I seriously don't even understand the pixel showing everything in the universe question.
To make it simpler, imagine a 2x1 black and white screen.
Two pixels wide, one pixel tall.
Your options for each pixel is either black, or white.
So possible configurations are
BB
WB
BW
WW
If you showed all 4 of those configurations, you would show every image that's possible of being shown on that screen.
The concept is the same, except on a MUCH much larger scale. It's making the screen show every possible combination of pixels, which would result in every possible image capable of being seen on that screen appearing.
Now, lets assume instead of a black and white screen, we have a full color screen.
That means there are 255 shades of red, 255 shades of green, and 255 shades of blue for every pixel.
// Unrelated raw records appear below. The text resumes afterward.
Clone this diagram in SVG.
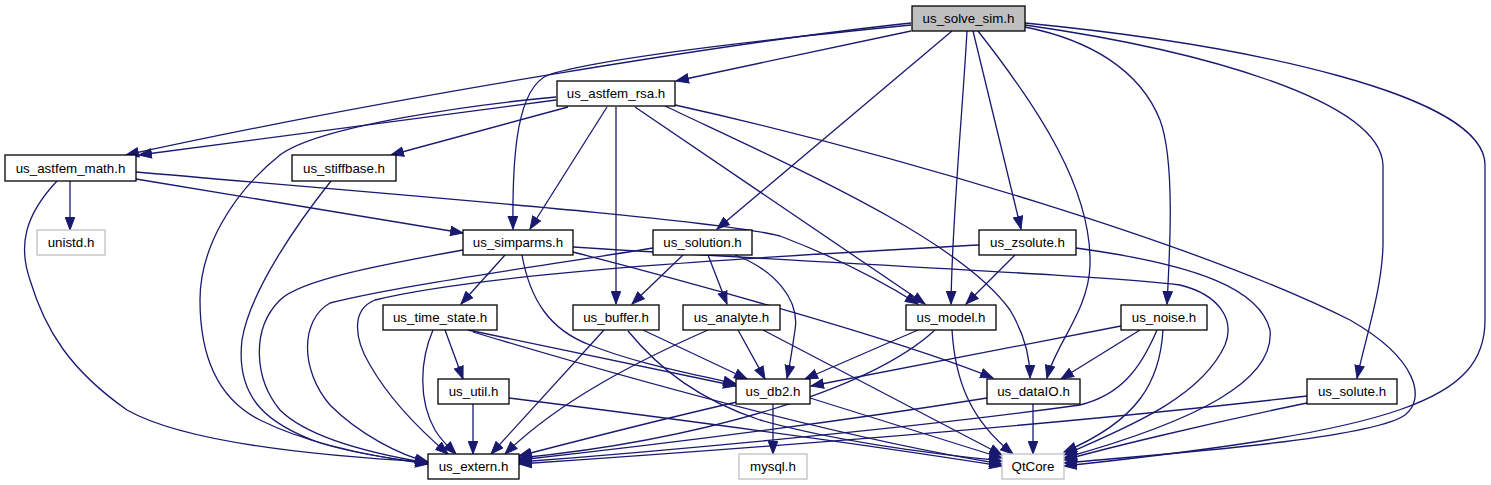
<svg xmlns="http://www.w3.org/2000/svg" width="1491" height="485" viewBox="0 0 1491 485">
<style>
.n rect{fill:#ffffff;stroke:#000000;stroke-width:1.3}
.n.root rect{fill:#bfbfbf}
.n.ext rect{stroke:#bfbfbf}
.n text{font-family:"Liberation Sans",Arial,sans-serif;font-size:13.33px;text-anchor:middle;fill:#000000}
#edges path{fill:none;stroke:#191970;stroke-width:1.3;marker-end:url(#ah)}
</style>
<defs>
<marker id="ah" markerUnits="userSpaceOnUse" markerWidth="14" markerHeight="11" viewBox="0 0 14 11" refX="13" refY="5.5" orient="auto">
<path d="M0.5,0.8 L13,5.5 L0.5,10.2 z" fill="#191970" stroke="#191970" stroke-width="1"/>
</marker>
</defs>
<rect width="1491" height="485" fill="#ffffff"/>
<g id="edges">
<!-- from us_solve_sim.h -->
<path d="M911,23 C750,40 400,95 126,155"/>
<path d="M911,25 C780,38 600,58 548,75 C518,88 512,150 513,229"/>
<path d="M911,31 L676,81"/>
<path d="M952,31 L717,229"/>
<path d="M967,31 C962,120 952,220 951,304"/>
<path d="M973,31 L1021,229"/>
<path d="M978,31 C1040,110 1092,190 1090,265 C1089,310 1055,345 1047,378"/>
<path d="M1025,27 C1090,40 1140,70 1160,120 C1175,160 1170,250 1167,304"/>
<path d="M1025,25 C1200,50 1380,100 1383,165 L1383,245 C1382,290 1365,340 1357,378"/>
<path d="M1025,23 C1250,45 1485,95 1485,165 L1485,320 C1485,400 1400,430 1064,466"/>
<!-- from us_astfem_rsa.h -->
<path d="M556,100 L139,155"/>
<path d="M568,107 L391,155"/>
<path d="M556,97 C480,104 320,125 280,155 C230,195 200,250 200,300 C200,360 220,400 260,420 C300,440 360,455 428,464"/>
<path d="M607,107 L530,229"/>
<path d="M616,107 L616,304"/>
<path d="M635,107 L925,304"/>
<path d="M665,106 C800,170 960,240 1010,310 C1025,335 1030,360 1030,378"/>
<path d="M675,105 C900,155 1200,245 1350,320 C1420,360 1425,400 1405,415 C1370,440 1150,455 1064,463"/>
<!-- from us_astfem_math.h -->
<path d="M70,181 L70,230"/>
<path d="M136,179 L463,233"/>
<path d="M136,172 C400,195 720,220 780,236 C830,255 880,280 918,304"/>
<path d="M57,181 C25,215 18,245 30,280 C45,330 70,370 127,410 C180,440 300,455 428,462"/>
<!-- from us_stiffbase.h -->
<path d="M331,181 C300,220 250,290 242,340 C235,400 270,425 320,443 C360,455 400,460 428,463"/>
<!-- from us_simparms.h -->
<path d="M463,250 C380,265 300,280 280,300 C250,330 255,380 280,410 C310,440 380,455 428,463"/>
<path d="M505,255 L461,304"/>
<path d="M522,255 C530,300 550,330 590,345 C640,365 700,375 736,384"/>
<path d="M573,252 C700,285 900,340 993,378"/>
<path d="M573,247 C800,262 1100,275 1180,285 C1220,295 1235,320 1225,345 C1200,400 1120,430 1064,455"/>
<!-- from us_solution.h -->
<path d="M653,248 C550,265 400,285 330,303 C300,320 300,370 330,405 C360,435 400,455 428,462"/>
<path d="M683,255 L632,304"/>
<path d="M708,255 L727,304"/>
<path d="M735,255 C775,270 800,300 795,330 C792,350 790,365 787,378"/>
<!-- from us_zsolute.h -->
<path d="M979,245 C800,255 500,270 375,300 C350,310 355,340 370,365 C390,400 420,430 448,454"/>
<path d="M1015,255 L966,304"/>
<path d="M1076,248 C1200,265 1260,290 1270,330 C1275,380 1200,420 1064,458"/>
<!-- from us_time_state.h -->
<path d="M445,330 L463,379"/>
<path d="M433,330 C420,360 418,400 435,430 C443,443 450,448 456,454"/>
<path d="M468,330 L736,386"/>
<path d="M473,332 C650,385 850,440 1002,464"/>
<!-- from us_buffer.h -->
<path d="M604,330 L491,454"/>
<path d="M643,330 L747,379"/>
<path d="M628,331 C660,370 700,400 760,420 C850,445 950,455 1002,461"/>
<!-- from us_analyte.h -->
<path d="M708,330 C640,360 560,400 505,454"/>
<path d="M738,330 L765,379"/>
<path d="M763,330 L1002,455"/>
<!-- from us_model.h -->
<path d="M918,330 L805,379"/>
<path d="M935,330 C870,390 700,440 519,458"/>
<path d="M952,330 C955,380 970,420 1013,454"/>
<!-- from us_noise.h -->
<path d="M1121,326 L811,386"/>
<path d="M1140,330 L1061,379"/>
<path d="M1157,330 C1140,370 1120,395 1080,405 C900,430 650,452 519,462"/>
<path d="M1163,330 C1160,380 1140,420 1064,452"/>
<!-- from us_util.h -->
<path d="M473,404 L473,454"/>
<path d="M509,398 C700,422 900,450 1002,466"/>
<!-- from us_db2.h -->
<path d="M737,402 C680,415 600,435 519,456"/>
<path d="M773,404 L773,454"/>
<path d="M810,398 L1002,458"/>
<!-- from us_dataIO.h -->
<path d="M987,398 C850,420 700,440 519,460"/>
<path d="M1033,404 L1033,454"/>
<!-- from us_solute.h -->
<path d="M1307,396 C1100,420 800,445 519,464"/>
<path d="M1307,403 C1200,425 1100,450 1064,460"/>
</g>
<g id="n_solve_sim" class="n root"><rect x="912" y="6" width="113" height="25"/><text x="968.5" y="23">us_solve_sim.h</text></g>
<g id="n_astfem_rsa" class="n"><rect x="557" y="81" width="118" height="25"/><text x="616" y="98">us_astfem_rsa.h</text></g>
<g id="n_astfem_math" class="n"><rect x="5" y="155" width="131" height="26"/><text x="70.5" y="172.5">us_astfem_math.h</text></g>
<g id="n_stiffbase" class="n"><rect x="292" y="155" width="104" height="26"/><text x="344" y="172.5">us_stiffbase.h</text></g>
<g id="n_unistd" class="n ext"><rect x="37" y="230" width="68" height="25"/><text x="71" y="247">unistd.h</text></g>
<g id="n_simparms" class="n"><rect x="463" y="230" width="110" height="25"/><text x="518" y="247">us_simparms.h</text></g>
<g id="n_solution" class="n"><rect x="653" y="230" width="99" height="25"/><text x="702.5" y="247">us_solution.h</text></g>
<g id="n_zsolute" class="n"><rect x="979" y="230" width="97" height="25"/><text x="1027.5" y="247">us_zsolute.h</text></g>
<g id="n_time_state" class="n"><rect x="383" y="305" width="114" height="25"/><text x="440" y="322">us_time_state.h</text></g>
<g id="n_buffer" class="n"><rect x="573" y="305" width="86" height="25"/><text x="616" y="322">us_buffer.h</text></g>
<g id="n_analyte" class="n"><rect x="683" y="305" width="97" height="25"/><text x="731.5" y="322">us_analyte.h</text></g>
<g id="n_model" class="n"><rect x="906" y="305" width="90" height="25"/><text x="951" y="322">us_model.h</text></g>
<g id="n_noise" class="n"><rect x="1121" y="305" width="86" height="25"/><text x="1164" y="322">us_noise.h</text></g>
<g id="n_util" class="n"><rect x="438" y="379" width="71" height="25"/><text x="473.5" y="396">us_util.h</text></g>
<g id="n_db2" class="n"><rect x="736" y="379" width="74" height="25"/><text x="773" y="396">us_db2.h</text></g>
<g id="n_dataIO" class="n"><rect x="987" y="379" width="93" height="25"/><text x="1033.5" y="396">us_dataIO.h</text></g>
<g id="n_solute" class="n"><rect x="1307" y="379" width="90" height="25"/><text x="1352" y="396">us_solute.h</text></g>
<g id="n_extern" class="n"><rect x="428" y="454" width="91" height="25"/><text x="473.5" y="471">us_extern.h</text></g>
<g id="n_mysql" class="n ext"><rect x="739" y="454" width="68" height="25"/><text x="773" y="471">mysql.h</text></g>
<g id="n_qtcore" class="n ext"><rect x="1002" y="454" width="62" height="25"/><text x="1033" y="471">QtCore</text></g>
</svg>
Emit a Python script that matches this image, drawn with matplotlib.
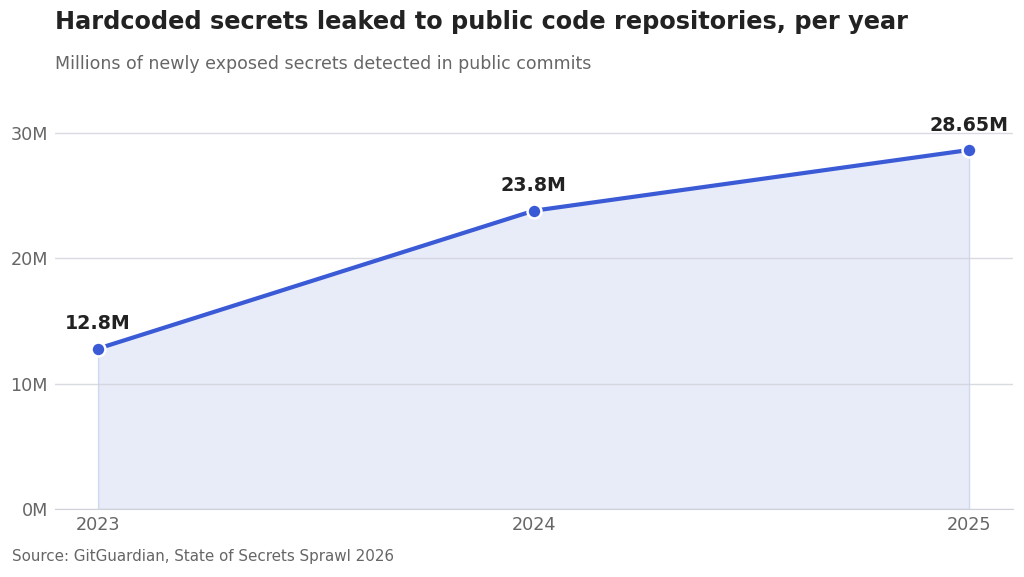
import matplotlib
matplotlib.use("Agg")
import matplotlib.pyplot as plt
from matplotlib.ticker import FuncFormatter

plt.rcParams["font.family"] = ["DejaVu Sans"]

years = [2023, 2024, 2025]
secrets_m = [12.8, 23.8, 28.65]
value_labels = ["12.8M", "23.8M", "28.65M"]
y_ticks = [0, 10, 20, 30]

W, H = 1024, 577
fig = plt.figure(figsize=(W / 100, H / 100), dpi=100)
ax = fig.add_axes([55 / W, (H - 509) / H, (1013 - 55) / W, (509 - 108) / H])

line_color = "#3b5bd6"
ax.fill_between(years, secrets_m, 0, color="#e8ecf8", edgecolor="#d0d8f0", linewidth=1, zorder=1)
ax.plot(years, secrets_m, color=line_color, linewidth=3, zorder=3,
        marker="o", markersize=10, markerfacecolor=line_color,
        markeredgecolor="white", markeredgewidth=1.8)

for x, y, lab in zip(years, secrets_m, value_labels):
    ax.annotate(lab, (x, y), xytext=(0, 11), textcoords="offset points",
                ha="center", va="bottom", fontsize=13.7, fontweight="bold",
                color="#222222", zorder=4)

ax.set_xlim(2023 - 0.099, 2025 + 0.101)
ax.set_ylim(0, 32)
ax.set_yticks(y_ticks)
ax.yaxis.set_major_formatter(FuncFormatter(lambda v, p: f"{int(v)}M"))
ax.set_xticks(years)
ax.set_xticklabels([str(y) for y in years])
ax.grid(axis="y", color="#cfd2d9", linewidth=1, zorder=2, alpha=0.8)
ax.set_axisbelow(False)
for s in ["top", "right", "left"]:
    ax.spines[s].set_visible(False)
ax.spines["bottom"].set_color("#cfd2d9")
ax.tick_params(axis="both", length=0, labelsize=12.7, labelcolor="#666666")
ax.tick_params(axis="y", pad=5)
ax.tick_params(axis="x", pad=5)

fig.text(55 / W, 1 - 22 / H, "Hardcoded secrets leaked to public code repositories, per year",
         fontsize=17.3, fontweight="bold", color="#222222", ha="left", va="center")
fig.text(55 / W, 1 - 64 / H, "Millions of newly exposed secrets detected in public commits",
         fontsize=12.5, color="#666666", ha="left", va="center")
fig.text(12 / W, 1 - 557 / H, "Source: GitGuardian, State of Secrets Sprawl 2026",
         fontsize=10.9, color="#666666", ha="left", va="center")

fig.savefig("out.png", dpi=100, facecolor="white")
So that means every pixel has 255*255*255 possible colors it can show, or 16581375 colors total.
That's for every single pixel.
A 1080p display for example, has 2073600 pixels. So (and my math may be a bit wonky here) to get every possible combination, the screen would need to show (16581375)^2073600 number of images, which is 10^(10^7.175239356116171)
To give a more easily digestible number, that's 14970606 decimal places.
So the "show everything in the universe" thing might sound crazy until you realize the fucking GARGANTUAN amount of images it would have to show to show every possible pixel combination.